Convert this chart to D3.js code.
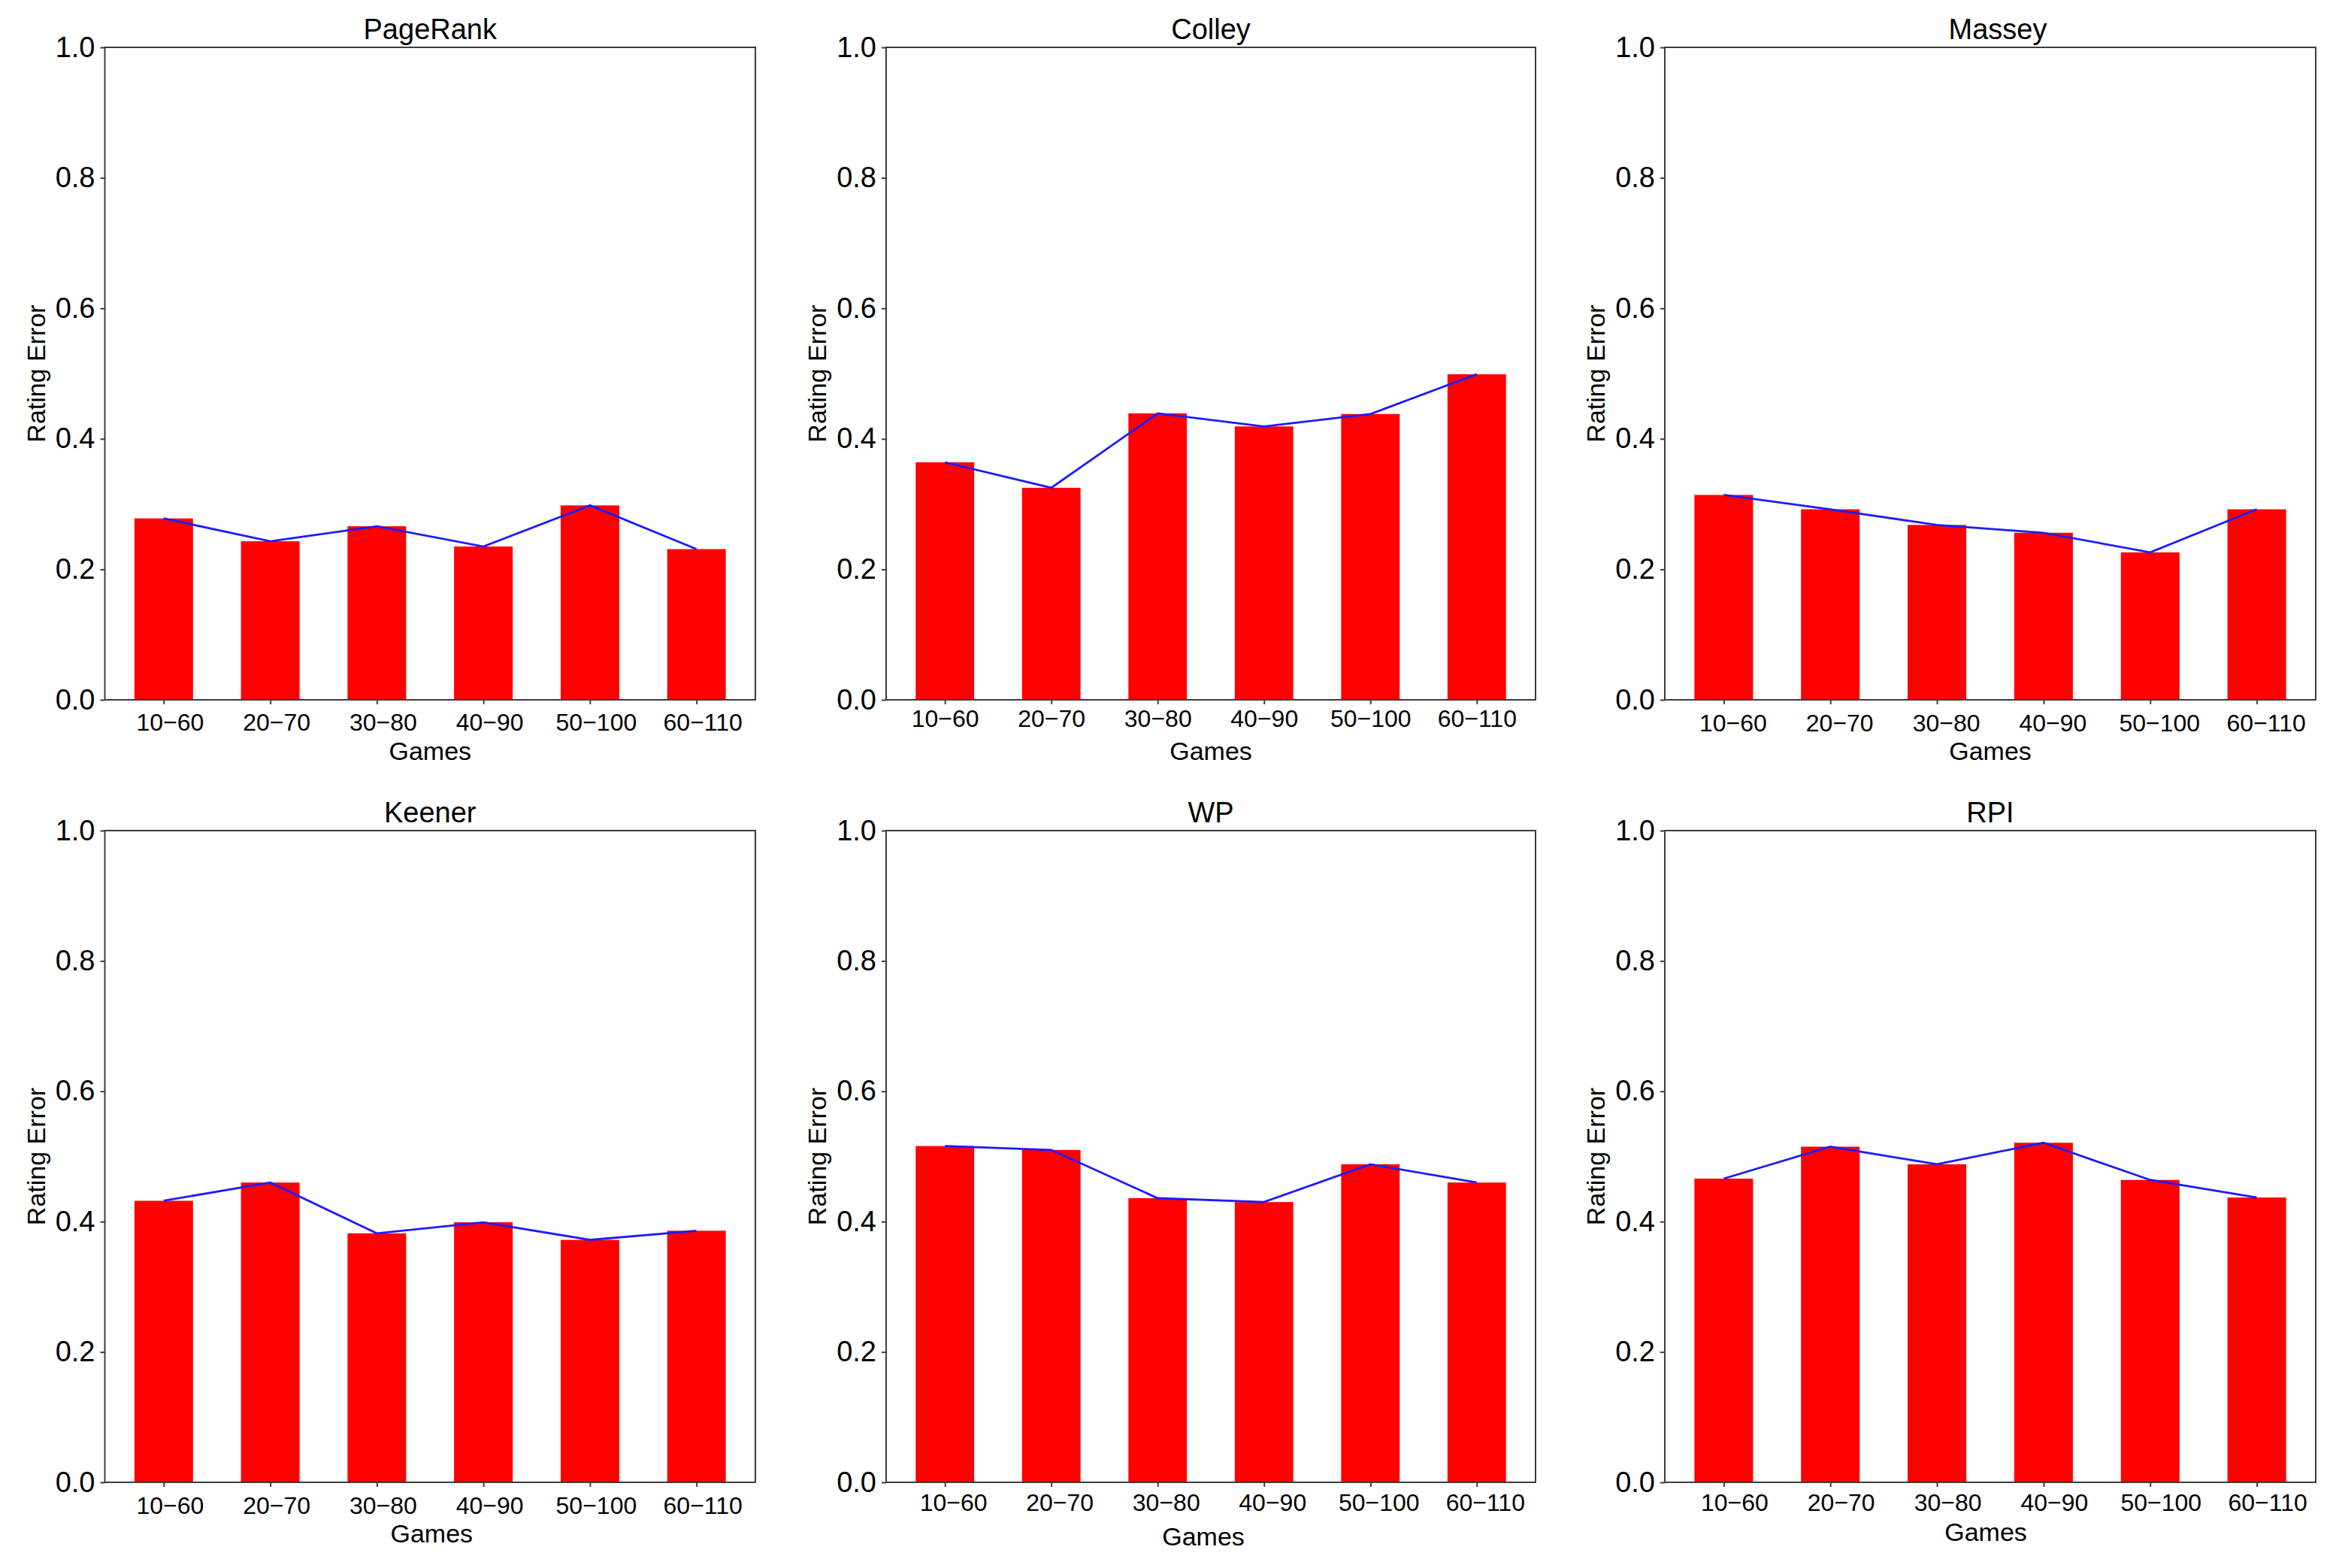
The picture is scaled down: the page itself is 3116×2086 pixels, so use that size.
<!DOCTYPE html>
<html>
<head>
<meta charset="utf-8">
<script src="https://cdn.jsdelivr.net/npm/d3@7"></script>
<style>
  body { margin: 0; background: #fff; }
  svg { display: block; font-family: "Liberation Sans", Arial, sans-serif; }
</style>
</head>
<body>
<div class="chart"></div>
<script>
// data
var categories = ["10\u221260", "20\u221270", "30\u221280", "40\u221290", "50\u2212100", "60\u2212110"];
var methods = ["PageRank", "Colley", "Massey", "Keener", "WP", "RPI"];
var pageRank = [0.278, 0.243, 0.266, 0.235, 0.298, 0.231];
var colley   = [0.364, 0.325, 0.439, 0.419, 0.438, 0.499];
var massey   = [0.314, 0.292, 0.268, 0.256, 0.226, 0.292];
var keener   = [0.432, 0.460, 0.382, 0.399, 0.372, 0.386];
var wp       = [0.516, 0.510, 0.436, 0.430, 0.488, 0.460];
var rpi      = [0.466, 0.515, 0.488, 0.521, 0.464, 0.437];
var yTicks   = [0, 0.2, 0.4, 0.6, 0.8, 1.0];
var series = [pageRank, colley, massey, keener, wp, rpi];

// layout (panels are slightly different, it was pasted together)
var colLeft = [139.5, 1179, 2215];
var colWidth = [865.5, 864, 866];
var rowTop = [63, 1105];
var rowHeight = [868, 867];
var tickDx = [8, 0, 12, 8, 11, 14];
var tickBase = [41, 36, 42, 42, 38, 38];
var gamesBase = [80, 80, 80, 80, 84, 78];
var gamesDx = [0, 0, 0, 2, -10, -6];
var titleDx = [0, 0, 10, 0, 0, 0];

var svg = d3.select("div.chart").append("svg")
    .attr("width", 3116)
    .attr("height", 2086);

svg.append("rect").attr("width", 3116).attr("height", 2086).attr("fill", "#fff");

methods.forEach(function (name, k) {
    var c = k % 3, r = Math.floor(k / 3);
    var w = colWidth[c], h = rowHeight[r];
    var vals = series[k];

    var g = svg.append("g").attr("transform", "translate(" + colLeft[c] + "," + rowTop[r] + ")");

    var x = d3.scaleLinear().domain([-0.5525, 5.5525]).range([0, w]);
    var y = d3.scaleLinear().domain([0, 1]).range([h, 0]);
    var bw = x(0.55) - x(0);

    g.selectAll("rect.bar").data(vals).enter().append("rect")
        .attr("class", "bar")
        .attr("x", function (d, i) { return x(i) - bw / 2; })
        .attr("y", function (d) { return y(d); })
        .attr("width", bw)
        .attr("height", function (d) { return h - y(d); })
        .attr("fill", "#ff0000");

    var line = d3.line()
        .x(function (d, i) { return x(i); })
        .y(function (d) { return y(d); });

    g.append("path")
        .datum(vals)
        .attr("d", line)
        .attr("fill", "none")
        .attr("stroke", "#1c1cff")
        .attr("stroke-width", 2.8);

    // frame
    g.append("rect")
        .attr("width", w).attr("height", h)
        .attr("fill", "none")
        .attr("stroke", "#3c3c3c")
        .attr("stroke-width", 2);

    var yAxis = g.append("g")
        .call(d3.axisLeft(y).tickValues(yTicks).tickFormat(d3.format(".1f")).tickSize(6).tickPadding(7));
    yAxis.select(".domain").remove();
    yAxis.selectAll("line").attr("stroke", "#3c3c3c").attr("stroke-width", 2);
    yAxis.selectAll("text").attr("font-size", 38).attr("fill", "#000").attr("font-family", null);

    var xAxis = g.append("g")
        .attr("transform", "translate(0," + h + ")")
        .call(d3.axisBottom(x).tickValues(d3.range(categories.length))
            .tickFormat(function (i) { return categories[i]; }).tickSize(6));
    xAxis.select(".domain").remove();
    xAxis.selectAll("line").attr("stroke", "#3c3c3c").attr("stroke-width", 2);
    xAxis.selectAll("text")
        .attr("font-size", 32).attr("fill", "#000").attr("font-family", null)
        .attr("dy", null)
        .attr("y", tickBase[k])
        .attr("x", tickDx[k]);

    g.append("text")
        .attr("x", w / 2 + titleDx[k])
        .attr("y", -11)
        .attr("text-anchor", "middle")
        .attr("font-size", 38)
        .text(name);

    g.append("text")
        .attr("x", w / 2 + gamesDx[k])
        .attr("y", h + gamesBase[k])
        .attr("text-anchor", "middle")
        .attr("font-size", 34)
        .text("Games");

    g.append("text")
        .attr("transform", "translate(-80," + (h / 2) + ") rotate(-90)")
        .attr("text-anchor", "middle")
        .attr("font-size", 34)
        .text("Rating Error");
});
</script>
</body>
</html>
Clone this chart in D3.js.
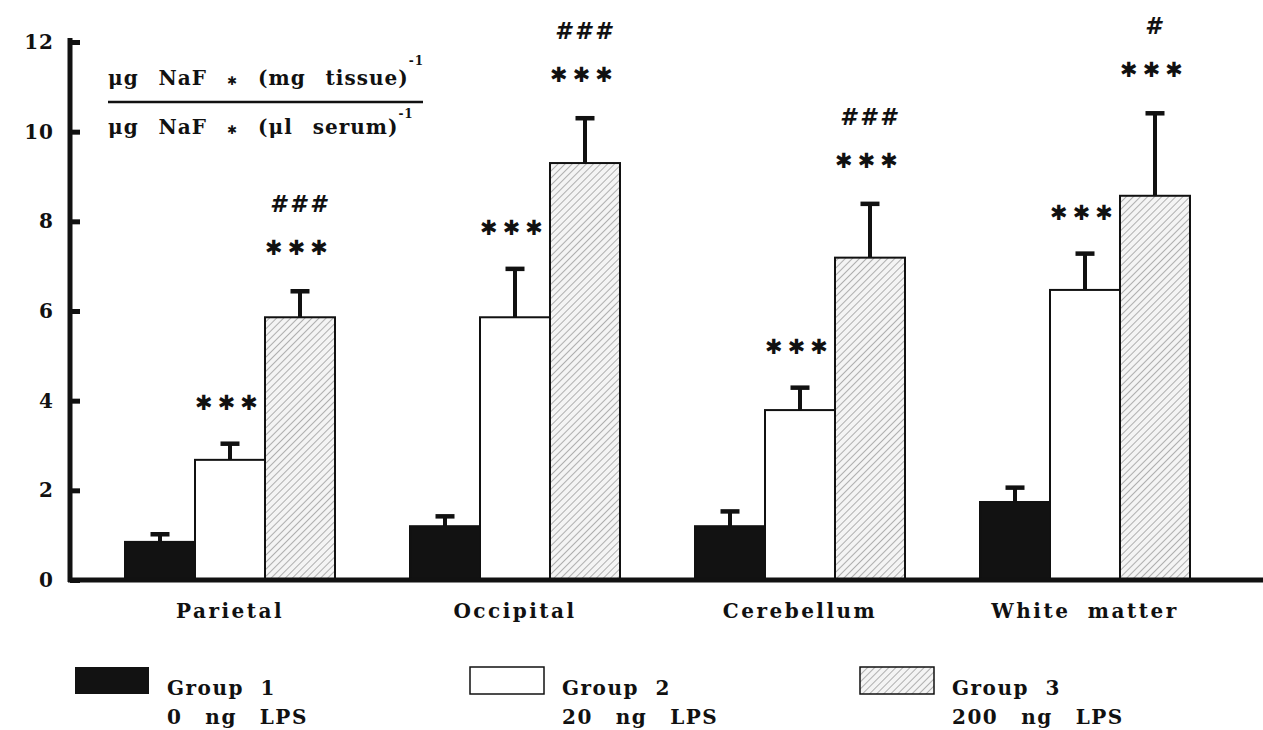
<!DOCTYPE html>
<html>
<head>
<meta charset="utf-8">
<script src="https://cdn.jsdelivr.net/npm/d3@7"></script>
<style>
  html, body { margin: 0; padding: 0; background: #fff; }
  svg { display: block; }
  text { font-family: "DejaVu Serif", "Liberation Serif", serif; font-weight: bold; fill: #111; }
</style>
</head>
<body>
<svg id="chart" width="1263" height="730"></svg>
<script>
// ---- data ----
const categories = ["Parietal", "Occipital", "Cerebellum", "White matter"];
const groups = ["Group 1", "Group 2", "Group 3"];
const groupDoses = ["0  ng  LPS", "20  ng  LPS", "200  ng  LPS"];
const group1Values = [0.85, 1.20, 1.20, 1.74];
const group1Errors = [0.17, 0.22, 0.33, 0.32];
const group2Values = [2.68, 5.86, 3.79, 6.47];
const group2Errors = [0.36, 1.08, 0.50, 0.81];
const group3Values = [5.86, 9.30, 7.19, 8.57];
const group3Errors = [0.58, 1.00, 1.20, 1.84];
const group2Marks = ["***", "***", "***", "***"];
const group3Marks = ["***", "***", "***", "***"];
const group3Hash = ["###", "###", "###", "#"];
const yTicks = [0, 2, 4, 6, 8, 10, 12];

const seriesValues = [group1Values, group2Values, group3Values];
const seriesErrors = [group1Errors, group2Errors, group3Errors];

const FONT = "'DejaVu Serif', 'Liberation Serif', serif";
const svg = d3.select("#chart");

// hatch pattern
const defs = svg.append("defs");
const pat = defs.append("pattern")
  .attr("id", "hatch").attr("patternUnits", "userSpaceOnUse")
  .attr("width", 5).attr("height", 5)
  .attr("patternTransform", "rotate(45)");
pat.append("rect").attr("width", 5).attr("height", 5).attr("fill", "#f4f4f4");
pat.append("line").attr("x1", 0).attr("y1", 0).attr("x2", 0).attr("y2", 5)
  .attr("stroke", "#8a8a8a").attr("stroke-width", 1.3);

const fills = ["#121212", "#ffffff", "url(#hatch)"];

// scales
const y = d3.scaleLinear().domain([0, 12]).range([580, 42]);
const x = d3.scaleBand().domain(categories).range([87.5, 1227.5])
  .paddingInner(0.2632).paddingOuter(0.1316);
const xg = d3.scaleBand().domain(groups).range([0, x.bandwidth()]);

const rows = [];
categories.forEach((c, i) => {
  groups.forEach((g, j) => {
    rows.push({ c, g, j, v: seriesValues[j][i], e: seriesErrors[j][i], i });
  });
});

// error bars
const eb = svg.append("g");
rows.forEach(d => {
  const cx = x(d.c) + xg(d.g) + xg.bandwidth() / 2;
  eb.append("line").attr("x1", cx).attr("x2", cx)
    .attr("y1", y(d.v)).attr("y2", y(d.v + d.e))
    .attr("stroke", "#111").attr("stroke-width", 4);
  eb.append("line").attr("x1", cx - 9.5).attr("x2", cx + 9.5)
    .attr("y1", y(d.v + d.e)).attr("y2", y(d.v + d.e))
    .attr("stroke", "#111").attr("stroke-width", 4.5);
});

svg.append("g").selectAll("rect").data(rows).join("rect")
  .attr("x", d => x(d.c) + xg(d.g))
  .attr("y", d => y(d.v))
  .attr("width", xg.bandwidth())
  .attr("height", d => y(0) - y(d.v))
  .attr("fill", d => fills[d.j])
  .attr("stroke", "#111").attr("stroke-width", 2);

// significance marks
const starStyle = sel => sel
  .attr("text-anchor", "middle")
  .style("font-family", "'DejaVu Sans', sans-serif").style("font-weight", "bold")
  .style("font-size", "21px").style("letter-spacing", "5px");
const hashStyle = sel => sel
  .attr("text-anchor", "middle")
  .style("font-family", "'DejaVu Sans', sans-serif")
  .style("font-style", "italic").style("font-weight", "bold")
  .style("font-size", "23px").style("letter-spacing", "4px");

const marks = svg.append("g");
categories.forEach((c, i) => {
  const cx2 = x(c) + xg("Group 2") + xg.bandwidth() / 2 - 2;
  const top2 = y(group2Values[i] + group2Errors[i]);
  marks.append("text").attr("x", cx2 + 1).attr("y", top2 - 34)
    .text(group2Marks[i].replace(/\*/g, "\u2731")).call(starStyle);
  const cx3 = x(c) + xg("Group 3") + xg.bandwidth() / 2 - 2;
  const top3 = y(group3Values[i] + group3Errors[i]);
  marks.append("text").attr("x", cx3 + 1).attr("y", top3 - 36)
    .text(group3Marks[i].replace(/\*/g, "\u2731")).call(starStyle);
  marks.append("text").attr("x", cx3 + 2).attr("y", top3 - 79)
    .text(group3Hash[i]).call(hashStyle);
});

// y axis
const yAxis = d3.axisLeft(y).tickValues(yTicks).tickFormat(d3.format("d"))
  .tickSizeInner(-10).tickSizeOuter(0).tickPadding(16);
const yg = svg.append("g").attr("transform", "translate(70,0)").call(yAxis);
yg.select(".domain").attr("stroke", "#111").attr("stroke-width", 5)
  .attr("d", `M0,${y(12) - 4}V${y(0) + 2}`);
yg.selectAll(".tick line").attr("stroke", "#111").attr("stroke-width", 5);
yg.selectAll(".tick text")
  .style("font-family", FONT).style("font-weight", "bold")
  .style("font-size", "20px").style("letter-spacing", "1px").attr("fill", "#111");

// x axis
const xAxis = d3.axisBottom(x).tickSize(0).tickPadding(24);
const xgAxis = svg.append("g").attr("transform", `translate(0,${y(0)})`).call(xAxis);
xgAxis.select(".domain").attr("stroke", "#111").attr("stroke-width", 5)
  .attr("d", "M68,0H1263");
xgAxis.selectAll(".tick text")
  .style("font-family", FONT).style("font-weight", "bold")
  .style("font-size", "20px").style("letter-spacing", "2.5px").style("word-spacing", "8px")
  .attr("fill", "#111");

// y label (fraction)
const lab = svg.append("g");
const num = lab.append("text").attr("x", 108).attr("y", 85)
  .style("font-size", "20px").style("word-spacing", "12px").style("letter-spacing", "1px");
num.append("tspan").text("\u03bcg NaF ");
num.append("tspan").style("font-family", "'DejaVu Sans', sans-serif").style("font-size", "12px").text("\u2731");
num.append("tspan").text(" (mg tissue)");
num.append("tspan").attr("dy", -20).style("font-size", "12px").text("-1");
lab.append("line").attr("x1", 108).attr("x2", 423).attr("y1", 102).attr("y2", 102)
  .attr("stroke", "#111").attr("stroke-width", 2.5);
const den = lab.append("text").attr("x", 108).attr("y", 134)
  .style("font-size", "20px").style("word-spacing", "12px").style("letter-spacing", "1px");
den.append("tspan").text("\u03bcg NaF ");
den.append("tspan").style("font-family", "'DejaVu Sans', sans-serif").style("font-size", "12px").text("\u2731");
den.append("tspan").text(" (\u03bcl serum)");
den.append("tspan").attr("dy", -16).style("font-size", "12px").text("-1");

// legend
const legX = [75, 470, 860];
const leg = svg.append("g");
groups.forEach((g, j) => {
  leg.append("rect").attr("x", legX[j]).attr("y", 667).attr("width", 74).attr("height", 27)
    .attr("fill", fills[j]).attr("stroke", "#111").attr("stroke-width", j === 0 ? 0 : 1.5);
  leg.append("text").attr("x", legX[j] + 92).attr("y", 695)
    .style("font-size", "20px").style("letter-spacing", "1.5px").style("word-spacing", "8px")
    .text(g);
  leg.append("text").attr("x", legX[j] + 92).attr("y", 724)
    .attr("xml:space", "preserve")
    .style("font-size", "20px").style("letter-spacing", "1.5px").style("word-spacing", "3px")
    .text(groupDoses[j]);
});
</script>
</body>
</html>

> Exercise instructions
Without the pictures, repeat the entries above line by line, from the first through the one that contains "var bw = x(0.55) - x(0);", both ends included.

> Solution to the exercise
Convert this chart to D3.js code.
The picture is scaled down: the page itself is 3116×2086 pixels, so use that size.
<!DOCTYPE html>
<html>
<head>
<meta charset="utf-8">
<script src="https://cdn.jsdelivr.net/npm/d3@7"></script>
<style>
  body { margin: 0; background: #fff; }
  svg { display: block; font-family: "Liberation Sans", Arial, sans-serif; }
</style>
</head>
<body>
<div class="chart"></div>
<script>
// data
var categories = ["10\u221260", "20\u221270", "30\u221280", "40\u221290", "50\u2212100", "60\u2212110"];
var methods = ["PageRank", "Colley", "Massey", "Keener", "WP", "RPI"];
var pageRank = [0.278, 0.243, 0.266, 0.235, 0.298, 0.231];
var colley   = [0.364, 0.325, 0.439, 0.419, 0.438, 0.499];
var massey   = [0.314, 0.292, 0.268, 0.256, 0.226, 0.292];
var keener   = [0.432, 0.460, 0.382, 0.399, 0.372, 0.386];
var wp       = [0.516, 0.510, 0.436, 0.430, 0.488, 0.460];
var rpi      = [0.466, 0.515, 0.488, 0.521, 0.464, 0.437];
var yTicks   = [0, 0.2, 0.4, 0.6, 0.8, 1.0];
var series = [pageRank, colley, massey, keener, wp, rpi];

// layout (panels are slightly different, it was pasted together)
var colLeft = [139.5, 1179, 2215];
var colWidth = [865.5, 864, 866];
var rowTop = [63, 1105];
var rowHeight = [868, 867];
var tickDx = [8, 0, 12, 8, 11, 14];
var tickBase = [41, 36, 42, 42, 38, 38];
var gamesBase = [80, 80, 80, 80, 84, 78];
var gamesDx = [0, 0, 0, 2, -10, -6];
var titleDx = [0, 0, 10, 0, 0, 0];

var svg = d3.select("div.chart").append("svg")
    .attr("width", 3116)
    .attr("height", 2086);

svg.append("rect").attr("width", 3116).attr("height", 2086).attr("fill", "#fff");

methods.forEach(function (name, k) {
    var c = k % 3, r = Math.floor(k / 3);
    var w = colWidth[c], h = rowHeight[r];
    var vals = series[k];

    var g = svg.append("g").attr("transform", "translate(" + colLeft[c] + "," + rowTop[r] + ")");

    var x = d3.scaleLinear().domain([-0.5525, 5.5525]).range([0, w]);
    var y = d3.scaleLinear().domain([0, 1]).range([h, 0]);
    var bw = x(0.55) - x(0);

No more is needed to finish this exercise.